金の場合は約1.2Vで電流が立ち上がり、1.4Vを過ぎたあたりから直線的に増加し、1.8Vでの電流値は28mAcm−2となった。SUSの場合は約1.1Vでの電流の立ち上がりと共に直線的に増加し,1.8Vでの電流値は金と近い値となった。
これらに対して、バルブ金属であるAlとTiはこれらと比較して非常に低い電流値となり、1.8V到達時の電流密度はそれぞれ0.06,0.10 mAcm-2であった。
各金多孔質膜は均質な多孔質膜であったが、基板としてSUSを用いた場合には金のアノード酸化の終了時点の判断が困難であり、またSUS基板から気泡が大量に発生したために多孔質皮膜が剥離する等問題もあった。
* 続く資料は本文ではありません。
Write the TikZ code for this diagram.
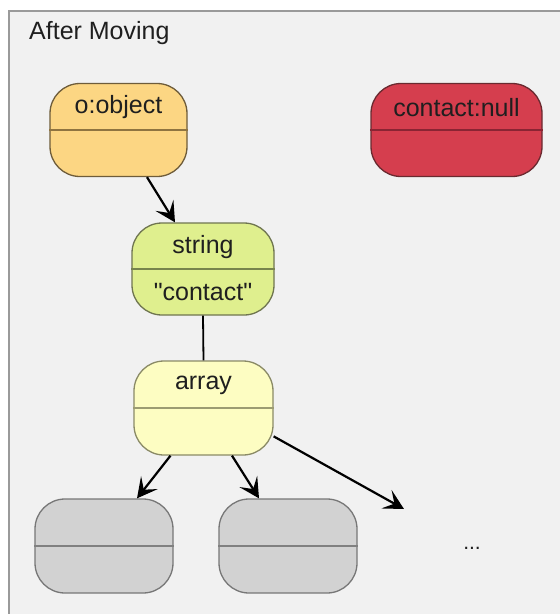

一方、AlとTiを基板に用いた際は,電解液が多孔質皮膜を通して基板に達すると電流値が減少し,最終的に基板をアノード酸化した際の電流値まで低下したことから,金のアノード酸化の完了を明確に判断することができた。なかでもAlはカソード還元後の金多孔質皮膜の接着性に優れたものであった。
電解液を中性の硫酸ナトリウム水溶液とした場合も同様の結果となった。
電解液を硫酸水溶液に代えて0℃,濃度0.1Mの四ホウ酸アンモニウム水溶液とした以外は実施例2と同様にして金多孔質膜を得た。その結果、特にAlとTiとにおいて、目視でムラの無い良好な金多孔質膜が得られた(AlとTiとで硫酸を用いたときのような差はなく、両者ともに均質な多孔質が形成されていた)。
Al基板を用いて得られた金多孔質膜のSEM観察を行ったが、非常に均質な多孔質膜が形成されたものであった。Alの表面に形成した膜厚100nmの金のアノード酸化およびカソード還元により得られた皮膜の外観を図7に、SEM像を図8に示す。
このように四ホウ酸アンモニウムを用いることでAl基板の酸化反応が抑制され、均質な皮膜を得ることができた。アノード酸化後にカソード還元を実施することで、酸化皮膜の還元を短時間で完了できた。
Claims (8)
- 基板を用い、しゅう酸及びその塩を除くオキソ酸類水溶液中で金のアノード酸化を行う酸化工程と、該酸化工程終了後、金多孔質皮膜の膜厚が200nm未満となる場合は直ちに、金多孔質皮膜の膜厚が200nm以上となる場合は所定時間放置した後に、カソード還元を行う還元工程とを行うことを特徴とする金多孔質膜の製造方法。
- 上記還元工程における上記放置は、上記酸化工程終了後アノード酸化により得られる酸化反応物を放置して酸化金全体の10%以上が金に還元されるまで行うことを特徴とする請求項1記載の金多孔質膜の製造方法。
- 上記還元工程における上記放置は、上記酸化工程酸化終了後、0〜150℃の条件で、4日間〜10秒間行うことを特徴とする請求項1記載の金多孔質膜の製造方法。
- 上記オキソ酸が、無機オキソ酸類であることを特徴とする請求項1〜3のいずれかに記載の金多孔質膜の製造方法。
- 上記基板が、バルブ金属からなることを特徴とする請求項1〜4のいずれかに記載の金多孔質膜の製造方法。
- 上記バルブ金属がアルミニウムまたはチタンであることを特徴とする請求項5記載の金多孔質膜の製造方法。
- 上記オキソ酸類がホウ酸およびその塩であることを特徴とする請求項5記載の金多孔質膜の製造方法。
- 請求項1記載の製造方法により得られた金多孔質膜であって、形成された細孔の長径/短径の比が3以下であり、細孔の長径/短径の比が3を超える細孔を含まない ことを特徴とする金多孔質膜。